Skiing has time and time again given me that. I have learned how I approach life by the way I approach skiing. I have also learned how I disconnect from life and reality by the way I have in the past approached apres and the desire to keep on the run from ski town to ski town.

I have been that self righteous person who disconnects from fellow skiers with judgement when really I am judging myself that I am not good enough because I didn’t learn to ski at the age of two.  I have also witnessed the disconnection and the belonging in others. There are entire tribes within skiing dedicated to exclusion, disconnection and fitting in but the common denominator of all these tribes is that we all crave belonging because that is human nature.
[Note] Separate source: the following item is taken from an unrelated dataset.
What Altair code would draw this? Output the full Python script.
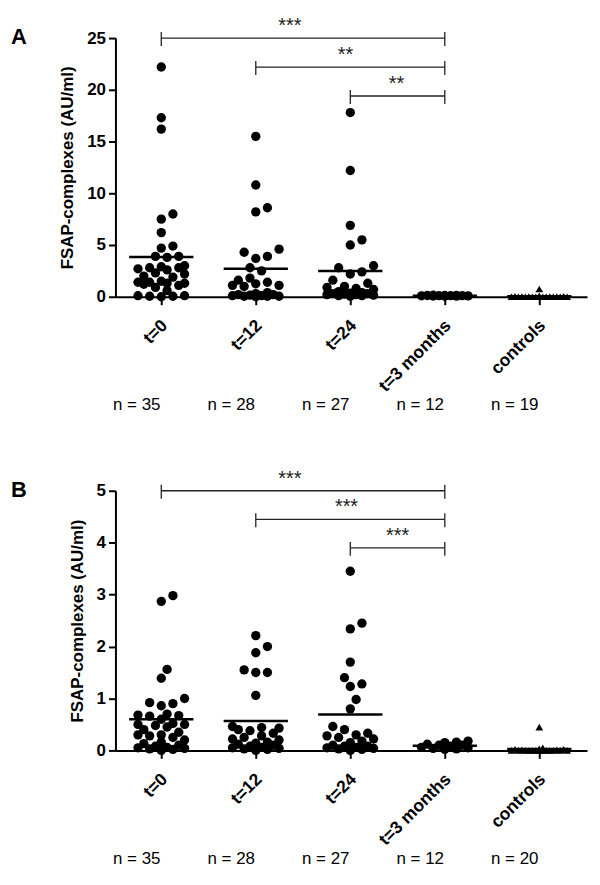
import json
import altair as alt
import numpy as np
import pandas as pd

# ---------------- data ----------------
groups = ["t=0", "t=12", "t=24", "t=3 months", "controls"]

n_a = [35, 28, 27, 12, 19]
n_b = [35, 28, 27, 12, 20]

a_t0 = [22.2, 17.3, 16.2, 8.0, 7.5, 6.2, 4.9, 4.7, 3.9, 3.9, 3.8, 3.0, 2.9, 2.8, 2.8,
        2.7, 2.6, 2.3, 2.2, 2.0, 1.9, 1.5, 1.4, 1.4, 1.3, 1.3, 1.2, 1.1, 0.9, 0.6,
        0.1, 0.05, 0.05, 0.1, 0.0]
a_t12 = [15.5, 10.8, 8.6, 8.2, 4.6, 4.3, 3.9, 3.7, 2.8, 2.5, 1.8, 1.6, 1.4, 1.25,
         1.1, 1.1, 1.0, 0.4, 0.3, 0.2, 0.2, 0.15, 0.1, 0.1, 0.05, 0.05, 0.05, 0.0]
a_t24 = [17.8, 12.2, 6.9, 5.5, 5.0, 3.0, 2.8, 2.4, 2.2, 1.6, 1.3, 1.0, 0.9, 0.8,
         0.7, 0.5, 0.4, 0.35, 0.3, 0.3, 0.25, 0.2, 0.2, 0.15, 0.1, 0.1, 0.05]
a_t3m = [0.15, 0.12, 0.1, 0.08, 0.13, 0.1, 0.05, 0.07, 0.1, 0.06, 0.09, 0.12]
a_ctrl = [0.75, 0.08, 0.05, 0.03, 0.02, 0.02, 0.01, 0.01, 0.0, 0.0, 0.0, 0.0,
          0.0, 0.0, 0.0, 0.0, 0.0, 0.0, 0.0]

b_t0 = [2.98, 2.87, 1.56, 1.39, 1.0, 0.92, 0.9, 0.86, 0.7, 0.68, 0.67, 0.66, 0.6,
        0.52, 0.5, 0.48, 0.5, 0.45, 0.4, 0.35, 0.3, 0.3, 0.28, 0.25, 0.2, 0.16,
        0.13, 0.1, 0.08, 0.06, 0.05, 0.04, 0.03, 0.02, 0.0]
b_t12 = [2.21, 2.0, 1.88, 1.55, 1.5, 1.5, 1.06, 0.46, 0.44, 0.43, 0.4, 0.38, 0.33,
         0.28, 0.25, 0.22, 0.2, 0.16, 0.14, 0.12, 0.1, 0.08, 0.06, 0.05, 0.04,
         0.03, 0.02, 0.0]
b_t24 = [3.45, 2.45, 2.34, 1.7, 1.4, 1.28, 1.23, 0.98, 0.8, 0.46, 0.4, 0.33, 0.3,
         0.28, 0.25, 0.22, 0.18, 0.15, 0.1, 0.08, 0.08, 0.06, 0.05, 0.04, 0.03,
         0.02, 0.0]
b_t3m = [0.12, 0.15, 0.18, 0.16, 0.1, 0.08, 0.05, 0.03, 0.02, 0.06, 0.1, 0.04]
b_ctrl = [0.45, 0.05, 0.03, 0.02, 0.02, 0.01, 0.01, 0.0, 0.0, 0.0, 0.0, 0.0, 0.0,
          0.0, 0.0, 0.0, 0.0, 0.0, 0.0, 0.0]

# significance brackets: (from group, to group, level)
a_brackets = [(1, 4, 25.0), (2, 4, 22.2), (3, 4, 19.4)]
a_stars = ["***", "**", "**"]
a_star_x = [2.36, 2.95, 3.49]
b_brackets = [(1, 4, 5.0), (2, 4, 4.45), (3, 4, 3.9)]
b_stars = ["***", "***", "***"]
b_star_x = [2.36, 2.96, 3.5]

a_ticks = [0, 5, 10, 15, 20, 25]
b_ticks = [0, 1, 2, 3, 4, 5]

# ---------------- layout helpers ----------------
FONT = "Liberation Sans, Arial, sans-serif"
PLOT_W = 474
CAT_PX = 95.0
XDOM = [0.515, 5.505]


def swarm(values, ppu, diam, max_px, step):
    vals = np.asarray(values, dtype=float)
    order = np.argsort(vals, kind="stable")
    cands = [0.0]
    k = 1
    while k * step <= max_px + 1e-9:
        cands += [k * step, -k * step]
        k += 1
    placed = []
    offs = np.zeros(len(vals))
    for i in order:
        y = vals[i] * ppu
        chosen = None
        best_c, best_d = 0.0, -1.0
        for c in cands:
            d = min((np.hypot(c - px, y - py) for px, py in placed), default=1e9)
            if d >= diam:
                chosen = c
                break
            if d > best_d:
                best_d, best_c = d, c
        if chosen is None:
            chosen = best_c
        placed.append((chosen, y))
        offs[i] = chosen / CAT_PX
    return offs


def panel(series, ns, ymax, ticks, brackets, stars, star_x, letter, height):
    ppu = height / ymax
    rows = []
    means = []
    for gi, vals in enumerate(series):
        ctrl = gi == 4
        offs = swarm(vals, ppu, diam=6.0 if ctrl else 9.5,
                     max_px=28 if ctrl else 24, step=3.5 if ctrl else 5.85)
        for v, o in zip(vals, offs):
            rows.append({"x": gi + 1 + o, "v": v,
                         "shape": "triangle-up" if ctrl else "circle",
                         "size": 60 if ctrl else 88})
        m = float(np.mean(vals))
        means.append({"x": gi + 1 - 0.34, "x2": gi + 1 + 0.34, "v": m})
    pts = pd.DataFrame(rows)
    mdf = pd.DataFrame(means)

    up, down = 6.0 / ppu, 8.0 / ppu
    br = pd.DataFrame([{"x": a, "x2": b, "v": lv} for a, b, lv in brackets])
    caps = pd.DataFrame([{"x": p, "v": lv + up, "v2": lv - down}
                         for a, b, lv in brackets for p in (a, b)])
    st = pd.DataFrame([{"x": sx, "v": lv, "t": s}
                       for (a, b, lv), s, sx in zip(brackets, stars, star_x)])
    ndf = pd.DataFrame([{"x": i + 1 - 0.26, "t": f"n = {n}"} for i, n in enumerate(ns)])

    xscale = alt.Scale(domain=XDOM, nice=False, zero=False)
    yscale = alt.Scale(domain=[0, ymax], nice=False, zero=False)
    label_expr = json.dumps(groups) + "[datum.value - 1]"

    xaxis = alt.Axis(values=[1, 2, 3, 4, 5], labelExpr=label_expr, labelAngle=-45,
                     labelAlign="right", labelBaseline="middle", labelPadding=18,
                     labelOffset=3, tickSize=8, title=None, grid=False,
                     labelFontSize=17.5)
    yaxis = alt.Axis(values=ticks, title="FSAP-complexes (AU/ml)", tickSize=7,
                     grid=False, labelPadding=3, titlePadding=10)

    X = alt.X("x:Q", scale=xscale, axis=xaxis)
    Y = alt.Y("v:Q", scale=yscale, axis=yaxis)

    points = alt.Chart(pts).mark_point(filled=True, color="black", opacity=1).encode(
        x=X, y=Y,
        shape=alt.Shape("shape:N", scale=None),
        size=alt.Size("size:Q", scale=None),
    )
    mean_lines = alt.Chart(mdf).mark_rule(color="black", strokeWidth=2.5).encode(
        x=X, x2="x2:Q", y=Y,
    )
    br_lines = alt.Chart(br).mark_rule(color="#222", strokeWidth=1.3).encode(
        x=X, x2="x2:Q", y=Y,
    )
    cap_lines = alt.Chart(caps).mark_rule(color="#222", strokeWidth=1.3).encode(
        x=X, y=Y, y2="v2:Q",
    )
    star_text = alt.Chart(st).mark_text(font=FONT, fontSize=20, dy=-6,
                                        baseline="alphabetic", color="#222").encode(
        x=X, y=Y, text="t:N",
    )
    n_text = alt.Chart(ndf).mark_text(font=FONT, fontSize=17, baseline="middle",
                                      color="black").encode(
        x=X, y=alt.value(height + 109), text="t:N",
    )
    return alt.layer(points, mean_lines, br_lines, cap_lines, star_text, n_text).properties(
        width=PLOT_W, height=height,
        title=alt.TitleParams(letter, anchor="start", frame="group", dx=-105, dy=33,
                              fontSize=22, font=FONT, fontWeight="bold", color="black",
                              offset=0),
    )


pa = panel([a_t0, a_t12, a_t24, a_t3m, a_ctrl], n_a, 25, a_ticks,
           a_brackets, a_stars, a_star_x, "A", 260)
pb = panel([b_t0, b_t12, b_t24, b_t3m, b_ctrl], n_b, 5, b_ticks,
           b_brackets, b_stars, b_star_x, "B", 261)

chart = alt.vconcat(pa, pb, spacing=195, bounds="flush").properties(
    padding={"left": 3, "top": 6, "right": 5, "bottom": 5}
).configure_view(stroke=None).configure_axis(
    domainColor="black", domainWidth=2, tickColor="black", tickWidth=2,
    labelFont=FONT, labelFontWeight="bold", labelFontSize=17, labelColor="black",
    titleFont=FONT, titleFontWeight="bold", titleFontSize=17, titleColor="black",
)

chart.save("out.html", embed_options={"renderer": "svg", "actions": False})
I think they call this irony.

For many skiing is an addiction, they chase the high of adrenaline and seek out more and more risky behavior to get that high again. Researchers now say that the opposite of addiction is connection and that what addicts are actually craving or needing is not sobriety or abstinence but connection.

Next time I hit the slopes this winter I am going to work on staying within that spiritual moment when I feel that the earth and I are one. I am also going to work on the belonging and stop dancing around others trying to fit in. I’ll let you know how it goes.

So, how do you approach your skiing and snowboarding? Do you feel at one with nature and all that nature brings including the shared experience with other human beings or do you chase the high? Are the two mutually exclusive or can they be experienced together? Do you fit in or belong and do you encourage others to fit in or belong?